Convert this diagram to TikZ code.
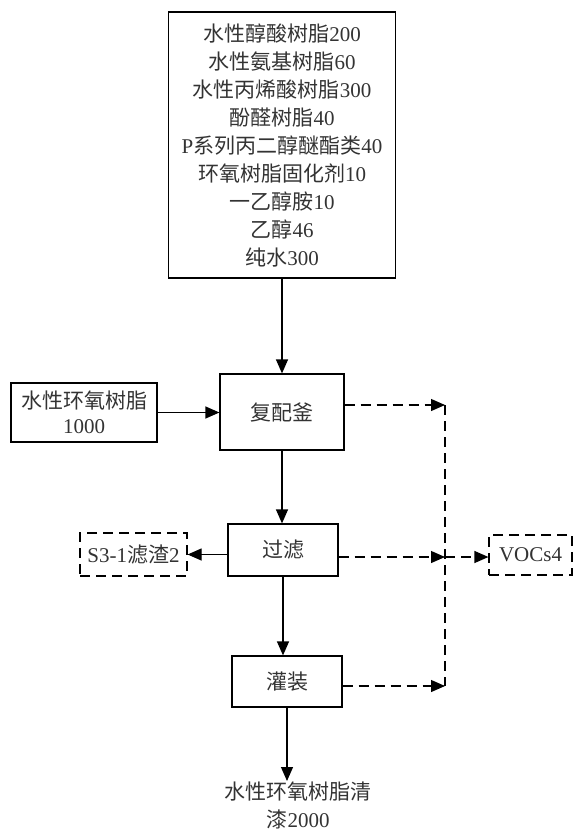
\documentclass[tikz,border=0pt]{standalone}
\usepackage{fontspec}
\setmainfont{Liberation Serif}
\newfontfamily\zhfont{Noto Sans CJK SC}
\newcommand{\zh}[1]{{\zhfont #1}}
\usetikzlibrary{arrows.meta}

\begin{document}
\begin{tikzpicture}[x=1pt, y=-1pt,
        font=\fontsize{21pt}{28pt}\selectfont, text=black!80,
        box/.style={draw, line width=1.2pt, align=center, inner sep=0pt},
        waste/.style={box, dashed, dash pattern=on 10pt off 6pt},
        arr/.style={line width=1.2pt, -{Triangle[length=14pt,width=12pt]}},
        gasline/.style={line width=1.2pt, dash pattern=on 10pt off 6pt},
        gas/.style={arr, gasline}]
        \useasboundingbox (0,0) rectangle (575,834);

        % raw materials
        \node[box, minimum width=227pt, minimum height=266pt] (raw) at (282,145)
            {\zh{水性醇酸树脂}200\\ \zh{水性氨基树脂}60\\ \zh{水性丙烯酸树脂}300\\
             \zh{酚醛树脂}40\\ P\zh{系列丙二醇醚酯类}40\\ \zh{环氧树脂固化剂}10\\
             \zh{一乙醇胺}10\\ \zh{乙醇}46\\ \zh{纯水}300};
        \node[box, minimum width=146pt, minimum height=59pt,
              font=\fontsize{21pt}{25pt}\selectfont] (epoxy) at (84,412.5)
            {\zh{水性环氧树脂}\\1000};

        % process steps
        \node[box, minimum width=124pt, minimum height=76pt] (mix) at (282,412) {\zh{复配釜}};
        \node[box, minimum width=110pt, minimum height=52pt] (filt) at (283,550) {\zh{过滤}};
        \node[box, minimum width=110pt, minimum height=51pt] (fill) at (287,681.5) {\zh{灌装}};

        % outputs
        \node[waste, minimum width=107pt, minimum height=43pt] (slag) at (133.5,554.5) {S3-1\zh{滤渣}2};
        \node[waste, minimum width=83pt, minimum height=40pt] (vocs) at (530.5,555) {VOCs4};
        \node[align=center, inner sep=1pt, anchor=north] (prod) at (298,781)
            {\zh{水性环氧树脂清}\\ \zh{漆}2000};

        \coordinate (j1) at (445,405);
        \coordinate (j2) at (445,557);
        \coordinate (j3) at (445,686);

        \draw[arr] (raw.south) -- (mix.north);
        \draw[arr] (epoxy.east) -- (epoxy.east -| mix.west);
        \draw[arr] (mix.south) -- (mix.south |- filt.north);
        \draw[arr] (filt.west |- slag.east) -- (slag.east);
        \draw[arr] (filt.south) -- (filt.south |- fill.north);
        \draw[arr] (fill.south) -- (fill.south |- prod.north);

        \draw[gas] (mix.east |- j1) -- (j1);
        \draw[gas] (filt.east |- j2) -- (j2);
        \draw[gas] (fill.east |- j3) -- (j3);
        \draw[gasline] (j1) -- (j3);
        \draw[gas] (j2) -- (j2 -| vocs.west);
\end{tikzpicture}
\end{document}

____

_Task directions_:
Please extract exactly the lines of the data, from the first through the line containing "(j3) at (445,686);", and add no pictures to the copy.

_Response to the exercise_:
Convert this diagram to TikZ code.
\documentclass[tikz,border=0pt]{standalone}
\usepackage{fontspec}
\setmainfont{Liberation Serif}
\newfontfamily\zhfont{Noto Sans CJK SC}
\newcommand{\zh}[1]{{\zhfont #1}}
\usetikzlibrary{arrows.meta}

\begin{document}
\begin{tikzpicture}[x=1pt, y=-1pt,
        font=\fontsize{21pt}{28pt}\selectfont, text=black!80,
        box/.style={draw, line width=1.2pt, align=center, inner sep=0pt},
        waste/.style={box, dashed, dash pattern=on 10pt off 6pt},
        arr/.style={line width=1.2pt, -{Triangle[length=14pt,width=12pt]}},
        gasline/.style={line width=1.2pt, dash pattern=on 10pt off 6pt},
        gas/.style={arr, gasline}]
        \useasboundingbox (0,0) rectangle (575,834);

        % raw materials
        \node[box, minimum width=227pt, minimum height=266pt] (raw) at (282,145)
            {\zh{水性醇酸树脂}200\\ \zh{水性氨基树脂}60\\ \zh{水性丙烯酸树脂}300\\
             \zh{酚醛树脂}40\\ P\zh{系列丙二醇醚酯类}40\\ \zh{环氧树脂固化剂}10\\
             \zh{一乙醇胺}10\\ \zh{乙醇}46\\ \zh{纯水}300};
        \node[box, minimum width=146pt, minimum height=59pt,
              font=\fontsize{21pt}{25pt}\selectfont] (epoxy) at (84,412.5)
            {\zh{水性环氧树脂}\\1000};

        % process steps
        \node[box, minimum width=124pt, minimum height=76pt] (mix) at (282,412) {\zh{复配釜}};
        \node[box, minimum width=110pt, minimum height=52pt] (filt) at (283,550) {\zh{过滤}};
        \node[box, minimum width=110pt, minimum height=51pt] (fill) at (287,681.5) {\zh{灌装}};

        % outputs
        \node[waste, minimum width=107pt, minimum height=43pt] (slag) at (133.5,554.5) {S3-1\zh{滤渣}2};
        \node[waste, minimum width=83pt, minimum height=40pt] (vocs) at (530.5,555) {VOCs4};
        \node[align=center, inner sep=1pt, anchor=north] (prod) at (298,781)
            {\zh{水性环氧树脂清}\\ \zh{漆}2000};

        \coordinate (j1) at (445,405);
        \coordinate (j2) at (445,557);
        \coordinate (j3) at (445,686);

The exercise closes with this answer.